A un flash de El Kilómetro. Fotos: Raúl Navarro González
Si a ojos de nuestros mapas este barrio posee un privilegio, es su posición. Desde él se ve Matanzas, sin que Matanzas lo vea. Es el equivalente a la gente que pasa desapercibida, pese al lado interesante que pueda tener por mostrar.
Así transcurren sus días, con discreción, en lo que canto sobre canto van poblándolo de viviendas. Poco a poco se va disimulando más, pero aún conserva ese aspecto de asentamiento pionero en desarrollo constante. Sus nativos son a la vez sus colonos, y se les ve el arraigo hasta en un simple saludo.
Mientras los escaladores del Everest generan aclamación y estadísticas cada vez que alcanzan la cima, día a día los habitantes de El Kilómetro llegan a sus casas sin nada de eso, tras haber subido la loma que los distancia de la baja Matanzas. Solo por sobrevivir a la ascensión lo merecerían, no digamos si a la faena se suma un sol castigador.

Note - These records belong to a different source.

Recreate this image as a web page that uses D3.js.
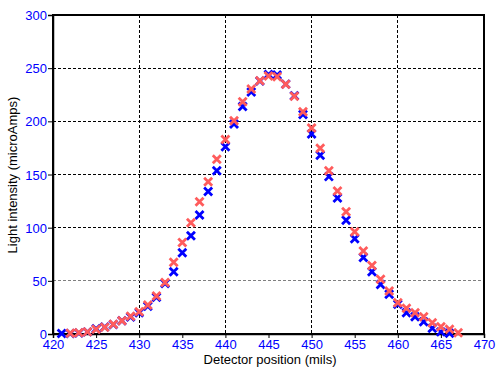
<!DOCTYPE html>
<html><head><meta charset="utf-8">
<script src="https://cdn.jsdelivr.net/npm/d3@7"></script>
<style>body{margin:0;background:#fff}text{font-family:"Liberation Sans",Arial,sans-serif}</style>
</head><body><svg id="c" width="502" height="377"></svg>
<script>
const blueX = d3.range(421, 467);
const blueY = [0.5,0.5,1,2,5,6.5,9,12.5,16,20,26,34.5,47.5,58.5,76.5,92.5,112,134,153.5,176,197.5,214,227.5,238,244,243.5,235,224,206.5,188,168,148,128,107,89.5,72,58.5,46.5,37.3,28,20,16.3,11.6,5.3,2,0.6];
const redX = d3.range(422, 468);
const redY = [0.6,1.2,2,4.4,6.3,9.1,12.5,16.6,21,27.3,35.7,48.5,67.4,86,104.7,124.4,143.2,164.3,183,200.6,218.5,230.5,238.2,242.6,242,234.8,223.5,209,193.7,174.6,153.6,134.5,115,96.2,78,64.5,51.4,40.4,29.4,24.2,20,16.3,10.6,6.9,4.4,1.2];
const xTicks = [420,425,430,435,440,445,450,455,460,465,470];
const yTicks = [0,50,100,150,200,250,300];
const xGrid = [430,440,450,460];
const yGrid = [50,100,150,200,250];

const svg = d3.select("#c");
const L=53, R=484, T=15, B=334;
const x = d3.scaleLinear().domain([420,470]).range([L,R]);
const y = d3.scaleLinear().domain([0,300]).range([B,T]);

// grid
svg.append("g").selectAll("line").data(xGrid).join("line")
  .attr("x1",d=>x(d)).attr("x2",d=>x(d)).attr("y1",T).attr("y2",B)
  .attr("stroke","#000").attr("stroke-dasharray","3,2").attr("shape-rendering","crispEdges");
svg.append("g").selectAll("line").data(yGrid).join("line")
  .attr("x1",L).attr("x2",R).attr("y1",d=>y(d)).attr("y2",d=>y(d))
  .attr("stroke",d=>d===50?"#808080":"#000").attr("stroke-dasharray","3,2").attr("shape-rendering","crispEdges");

// frame
svg.append("rect").attr("x",L).attr("y",T).attr("width",R-L).attr("height",B-T)
  .attr("fill","none").attr("stroke","#000").attr("stroke-width",1.5).attr("shape-rendering","crispEdges");

// axes
const xa = svg.append("g").attr("transform",`translate(0,${B})`)
  .call(d3.axisBottom(x).tickValues(xTicks).tickSize(4).tickPadding(2).tickFormat(d3.format("d")));
const ya = svg.append("g").attr("transform",`translate(${L},0)`)
  .call(d3.axisLeft(y).tickValues(yTicks).tickSize(5).tickPadding(1).tickFormat(d3.format("d")));
[xa,ya].forEach(g=>{
  g.select(".domain").attr("stroke","#000").attr("stroke-width",1.5);
  g.selectAll(".tick line").attr("stroke","#000");
  g.selectAll(".tick text").attr("fill","#0000ff").style("font-size","13px").style("font-family","'Liberation Sans',Arial,sans-serif");
});
xa.selectAll(".tick text").attr("dy","0.71em");
ya.selectAll(".tick text").attr("dy","0.35em");

// titles
svg.append("text").attr("x",270).attr("y",364).attr("text-anchor","middle")
  .style("font-size","13px").attr("fill","#000").text("Detector position (mils)");
svg.append("text").attr("transform","translate(17,175) rotate(-90)").attr("text-anchor","middle")
  .style("font-size","13px").attr("fill","#000").text("Light intensity (microAmps)");

// markers
const cross = "M-4,-4L4,4M-4,4L4,-4";
function plot(xs, ys, color){
  svg.append("g").selectAll("path").data(xs.map((v,i)=>[v,ys[i]])).join("path")
    .attr("transform",d=>`translate(${x(d[0])},${y(d[1])})`)
    .attr("d",cross).attr("stroke",color).attr("stroke-width",2.8).attr("fill","none");
}
plot(blueX, blueY, "#0000ff");
plot(redX, redY, "#ff5c5c");
</script></body></html>
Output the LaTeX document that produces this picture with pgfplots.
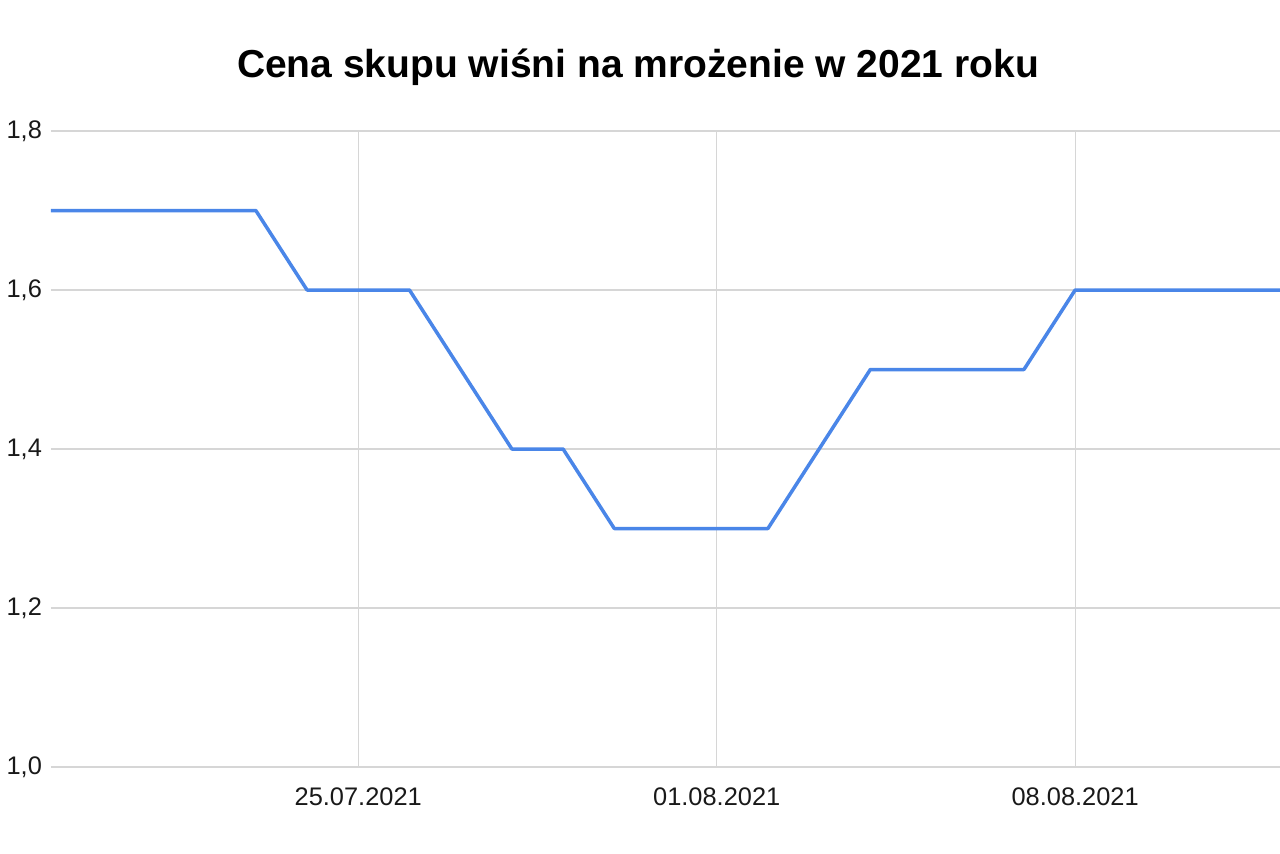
\documentclass[border=0pt]{standalone}
\usepackage{fontspec}
\setmainfont{Liberation Sans}
\usepackage{pgfplots}
\pgfplotsset{compat=1.18}
\definecolor{lineblue}{HTML}{4A86E8}
\definecolor{gridgray}{HTML}{D6D6D6}

% days counted from 19.07.2021
\pgfplotstableread{
day price
0  1.7
4  1.7
5  1.6
7  1.6
9  1.4
10 1.4
11 1.3
14 1.3
16 1.5
19 1.5
20 1.6
24 1.6
}\cena

\begin{document}
\begin{tikzpicture}
\begin{axis}[
  at={(25.5pt,43pt)}, anchor=south west,
  scale only axis,
  width=614.5pt, height=318pt,
  xmin=0, xmax=24, ymin=1.0, ymax=1.8,
  xtick={6,13,20},
  xticklabels={25.07.2021, 01.08.2021, 08.08.2021},
  ytick={1.0,1.2,1.4,1.6,1.8},
  yticklabel style={/pgf/number format/use comma, /pgf/number format/fixed,
    /pgf/number format/fixed zerofill, /pgf/number format/precision=1, xshift=-1pt},
  /pgf/number format/assume math mode=true,
  tick label style={font=\fontsize{12.7}{14}\selectfont, text=black!90},
  xticklabel style={yshift=-7pt},
  major tick length=0pt,
  axis line style={draw=none},
  grid=major,
  grid style={gridgray, line width=0.6pt},
  clip=false,
]
\addplot[lineblue, line width=1.75pt, line join=round] table[x=day, y=price] {\cena};
\end{axis}
\node[font=\fontsize{19.5}{22}\selectfont\bfseries] at (319pt,393pt) {Cena skupu wiśni na mrożenie w 2021 roku};
\pgfresetboundingbox
\path[use as bounding box] (0,0) rectangle (640pt,426.5pt);
\end{tikzpicture}
\end{document}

A pesar de lo vertical del acceso, aquí arriba la vida se distribuye en horizontal. No todas las fachadas lo exhiben con igual lujo, pero en la historia de cada casa hay tanto billete empleado, y tantas subidas con herramientas y materiales de albañilería, y lucha por que el agua llegue a las llaves, que el sacrificio parece común a las puertas del sector entero.
Ese suelo pedregoso, cuando no polvoriento o directamente enfangado, tiene récord de provocar tardanzas en el trabajo. Un amigo tenía que cambiarse el calzado casi siempre que salía de su casa en las mañanas, y perdía la guagua por no saber vadear los espacios secos y despejados. Hoy, cuando ya no vive allí alquilado, extraña el olor de esa tierra mojada.
No es que vivir en El Kilómetro equivalga a conocerse y quererse en comunión masiva, ya que hay bastantes bifurcaciones y pobladores como en todas partes, pero sí a brindarse ayuda con la facilidad de un “Buenos días, vecina”, a la hospitalidad más desinteresada, a dejar a tu hijo correr y jugar con otros en un sitio que parece idóneo para eso.
Sudar hasta lo imposible sin importar el camino que cojas, oler una caldosa dos o tres casas más allá, escuchar en esta esquina un toque de santos y en la otra una canción cristiana, batear duro y perder la pelota en la maleza, comerte un plato de almuerzo sentado en el portal de tu tío, temblar ante los chillidos de un puerco a punto de ser acuchillado, echar de menos algún día el impacto del sol de altura y el frío en las noches de enero… Todo eso te puede haber pasado si has vivido o visitado el lugar.
Aquí arriba no adoptas sentido de pertenencia. Él te adopta a ti.